Some good news from a new survey from the Pew Research Center for the People & the Press: just 5 percent of people who attend religious services at least once or twice a month say that their clergy or other religious groups have urged them to vote in a particular way.

That survey makes it clear that most religious leaders don’t want their houses of worship dragged into partisan political campaigns. But their resistance helps explain, perhaps, why David Barton and other religious-right leaders are working so hard to persuade pastors to politicize their pulpits and their congregations.
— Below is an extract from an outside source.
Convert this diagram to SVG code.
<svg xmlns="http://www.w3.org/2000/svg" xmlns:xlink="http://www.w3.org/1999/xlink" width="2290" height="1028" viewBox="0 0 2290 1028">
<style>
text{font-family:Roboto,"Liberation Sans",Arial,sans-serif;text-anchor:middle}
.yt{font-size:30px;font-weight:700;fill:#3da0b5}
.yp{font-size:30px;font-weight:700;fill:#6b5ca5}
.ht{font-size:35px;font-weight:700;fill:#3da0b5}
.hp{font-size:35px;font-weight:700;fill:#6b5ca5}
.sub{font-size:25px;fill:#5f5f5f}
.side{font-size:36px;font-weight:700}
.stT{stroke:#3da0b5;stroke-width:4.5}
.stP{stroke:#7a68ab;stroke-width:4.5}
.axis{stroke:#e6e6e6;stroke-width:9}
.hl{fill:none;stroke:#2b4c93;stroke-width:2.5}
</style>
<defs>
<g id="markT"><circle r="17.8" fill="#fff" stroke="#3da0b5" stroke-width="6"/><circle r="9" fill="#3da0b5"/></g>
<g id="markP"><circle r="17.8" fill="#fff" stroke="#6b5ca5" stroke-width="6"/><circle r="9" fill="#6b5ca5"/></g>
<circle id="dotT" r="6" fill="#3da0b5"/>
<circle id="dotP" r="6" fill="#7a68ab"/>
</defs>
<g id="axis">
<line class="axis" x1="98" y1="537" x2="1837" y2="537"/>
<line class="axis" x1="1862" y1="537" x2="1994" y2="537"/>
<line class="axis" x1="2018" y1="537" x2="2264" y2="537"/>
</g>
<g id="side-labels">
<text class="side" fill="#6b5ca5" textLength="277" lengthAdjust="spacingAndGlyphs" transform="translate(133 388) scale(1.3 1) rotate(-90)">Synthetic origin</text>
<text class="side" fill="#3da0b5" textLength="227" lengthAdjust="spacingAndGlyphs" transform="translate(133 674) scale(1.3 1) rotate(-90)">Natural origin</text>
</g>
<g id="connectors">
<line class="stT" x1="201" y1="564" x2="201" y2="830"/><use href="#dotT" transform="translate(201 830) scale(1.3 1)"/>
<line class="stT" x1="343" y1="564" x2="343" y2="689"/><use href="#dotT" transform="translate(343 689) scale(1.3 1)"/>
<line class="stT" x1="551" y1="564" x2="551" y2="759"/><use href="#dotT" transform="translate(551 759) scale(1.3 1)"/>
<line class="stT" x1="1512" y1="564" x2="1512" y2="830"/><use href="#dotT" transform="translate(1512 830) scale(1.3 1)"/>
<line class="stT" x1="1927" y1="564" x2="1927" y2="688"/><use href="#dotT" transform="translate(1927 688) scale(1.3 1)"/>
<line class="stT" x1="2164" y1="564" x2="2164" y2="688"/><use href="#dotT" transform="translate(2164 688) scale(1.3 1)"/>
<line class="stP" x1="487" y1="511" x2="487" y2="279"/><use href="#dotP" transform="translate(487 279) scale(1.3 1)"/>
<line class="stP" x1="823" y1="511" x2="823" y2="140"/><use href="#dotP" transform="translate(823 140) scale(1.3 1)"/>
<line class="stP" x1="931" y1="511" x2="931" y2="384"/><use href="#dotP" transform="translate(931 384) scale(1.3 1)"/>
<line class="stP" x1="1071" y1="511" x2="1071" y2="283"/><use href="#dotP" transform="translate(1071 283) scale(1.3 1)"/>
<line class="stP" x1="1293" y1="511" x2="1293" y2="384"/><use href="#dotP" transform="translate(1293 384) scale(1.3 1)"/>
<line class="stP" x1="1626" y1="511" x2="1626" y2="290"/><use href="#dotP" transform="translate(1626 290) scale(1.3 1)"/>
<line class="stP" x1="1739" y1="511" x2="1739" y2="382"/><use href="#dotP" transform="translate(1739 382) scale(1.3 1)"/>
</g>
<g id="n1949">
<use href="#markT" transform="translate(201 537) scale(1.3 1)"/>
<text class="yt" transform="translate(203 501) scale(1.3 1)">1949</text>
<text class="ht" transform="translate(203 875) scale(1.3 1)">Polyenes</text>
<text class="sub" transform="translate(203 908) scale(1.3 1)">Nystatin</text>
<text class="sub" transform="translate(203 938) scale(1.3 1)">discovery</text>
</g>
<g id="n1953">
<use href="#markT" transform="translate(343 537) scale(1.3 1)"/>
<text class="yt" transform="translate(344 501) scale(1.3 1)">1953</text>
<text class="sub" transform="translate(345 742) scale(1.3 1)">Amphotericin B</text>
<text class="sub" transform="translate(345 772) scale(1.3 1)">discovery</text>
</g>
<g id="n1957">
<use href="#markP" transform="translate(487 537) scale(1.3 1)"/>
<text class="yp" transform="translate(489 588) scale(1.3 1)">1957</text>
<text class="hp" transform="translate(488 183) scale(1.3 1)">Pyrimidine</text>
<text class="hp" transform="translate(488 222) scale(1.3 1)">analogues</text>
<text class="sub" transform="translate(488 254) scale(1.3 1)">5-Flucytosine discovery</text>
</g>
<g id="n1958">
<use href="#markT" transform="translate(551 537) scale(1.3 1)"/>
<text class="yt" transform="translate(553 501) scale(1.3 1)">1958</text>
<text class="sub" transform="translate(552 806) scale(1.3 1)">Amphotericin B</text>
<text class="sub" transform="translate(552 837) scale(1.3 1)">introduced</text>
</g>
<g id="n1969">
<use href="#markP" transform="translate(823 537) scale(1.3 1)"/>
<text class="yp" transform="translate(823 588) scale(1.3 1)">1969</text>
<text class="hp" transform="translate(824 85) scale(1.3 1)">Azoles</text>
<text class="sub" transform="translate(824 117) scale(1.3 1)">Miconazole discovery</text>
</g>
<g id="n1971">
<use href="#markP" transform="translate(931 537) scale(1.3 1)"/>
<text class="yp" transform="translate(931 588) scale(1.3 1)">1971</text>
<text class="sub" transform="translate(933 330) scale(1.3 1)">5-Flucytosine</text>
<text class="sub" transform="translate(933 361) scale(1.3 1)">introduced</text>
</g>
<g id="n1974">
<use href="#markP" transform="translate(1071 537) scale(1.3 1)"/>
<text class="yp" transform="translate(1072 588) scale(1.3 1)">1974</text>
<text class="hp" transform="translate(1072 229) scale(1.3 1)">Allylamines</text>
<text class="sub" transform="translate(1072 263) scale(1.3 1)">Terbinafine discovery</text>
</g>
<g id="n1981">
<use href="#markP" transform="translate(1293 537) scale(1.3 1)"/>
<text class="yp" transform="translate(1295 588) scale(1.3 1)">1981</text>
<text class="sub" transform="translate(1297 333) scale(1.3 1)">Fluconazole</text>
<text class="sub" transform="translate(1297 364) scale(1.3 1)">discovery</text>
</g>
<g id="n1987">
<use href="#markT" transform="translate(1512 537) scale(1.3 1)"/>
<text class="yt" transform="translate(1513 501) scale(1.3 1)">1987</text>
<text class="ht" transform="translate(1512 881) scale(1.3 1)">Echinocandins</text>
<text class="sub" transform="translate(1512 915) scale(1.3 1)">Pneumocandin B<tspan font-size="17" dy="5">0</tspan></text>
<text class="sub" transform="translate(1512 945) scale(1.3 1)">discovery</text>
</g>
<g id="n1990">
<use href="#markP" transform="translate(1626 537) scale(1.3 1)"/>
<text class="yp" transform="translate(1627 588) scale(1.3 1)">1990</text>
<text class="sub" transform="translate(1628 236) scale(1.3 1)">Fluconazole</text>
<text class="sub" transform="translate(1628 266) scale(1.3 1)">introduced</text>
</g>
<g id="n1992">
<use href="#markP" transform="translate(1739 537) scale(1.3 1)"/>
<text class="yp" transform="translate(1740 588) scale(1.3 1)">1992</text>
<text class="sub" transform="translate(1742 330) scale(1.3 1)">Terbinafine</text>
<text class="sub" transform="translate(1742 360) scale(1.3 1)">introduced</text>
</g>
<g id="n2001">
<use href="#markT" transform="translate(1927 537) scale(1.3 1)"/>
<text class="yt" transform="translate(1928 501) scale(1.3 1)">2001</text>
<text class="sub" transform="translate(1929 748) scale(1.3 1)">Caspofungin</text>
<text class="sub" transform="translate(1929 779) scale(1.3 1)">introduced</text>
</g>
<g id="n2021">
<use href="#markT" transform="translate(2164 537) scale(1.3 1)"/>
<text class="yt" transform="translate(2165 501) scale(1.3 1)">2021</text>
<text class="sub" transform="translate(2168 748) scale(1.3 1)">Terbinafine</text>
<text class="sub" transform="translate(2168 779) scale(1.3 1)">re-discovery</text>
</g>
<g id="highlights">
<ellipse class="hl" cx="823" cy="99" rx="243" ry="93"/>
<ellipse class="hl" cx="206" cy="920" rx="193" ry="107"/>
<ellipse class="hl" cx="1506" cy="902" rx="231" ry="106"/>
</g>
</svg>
3 thoughts on “Politics and the Pulpit

  1. I hope that’s true. The pastors may caution them to keep it sub rosa. Just in case the feds are listening. To heighten their paranoia.
    I think it’s true for most.
    What I wonder is, where will all this David Barton etc. crap lead? Will they wear themselves out trying to get some mainstream traction, or will some horrific event stop the country in its tracks and send these people scurrying back to the rocks they crawled out from under.

    I know, “…rocks from under which they crawled…
    ain’t natural.

  2. The 1925 Scopes Trial is on record as having sent them back under their moist rocks until the 1970s when they discovered the “Jesus High.” If their children keep fleeing their churches at the rates stated in recent news stories (their own numbers of complaint), they may be nearly extinct in 75 years or less. I wish their children would flee to other churches rather than to atheism or agnosticism. Unfortunately, by its very nature, Christian fundamentalist theology demands that total rejection of God be the ONLY alternative option for someone who wants to “bug out” of the fundie scene. In my mind, rejection of Christian fundamentalism would be best served cold as liquid nitrogen on a tray engraved by a better church with a better view of God and the Bible. Give in to Jesus. Never give in to a fundie.

  3. I wonder if TFN is being a bit naive. When a candidate and the County Chair attend all the Black churches in town and are introduced as guests from the pulpit, is an endorsement necessary? When the local “Bible Church” organizes buses to the polls on the Sunday of early voting, and the issues of abortion, gay rights, etc. have been raised in the service, must names of candidates be given? As for not fleeing from fundamentalism to agnosticism, is not the same frame of mind that believes in an unseen, all-powerful, unknowable power without asking for proof, likely to believe in other things (such as Obama being a foreign-born Communist-Nazi-Socialist Muslim) if told this by authority figures?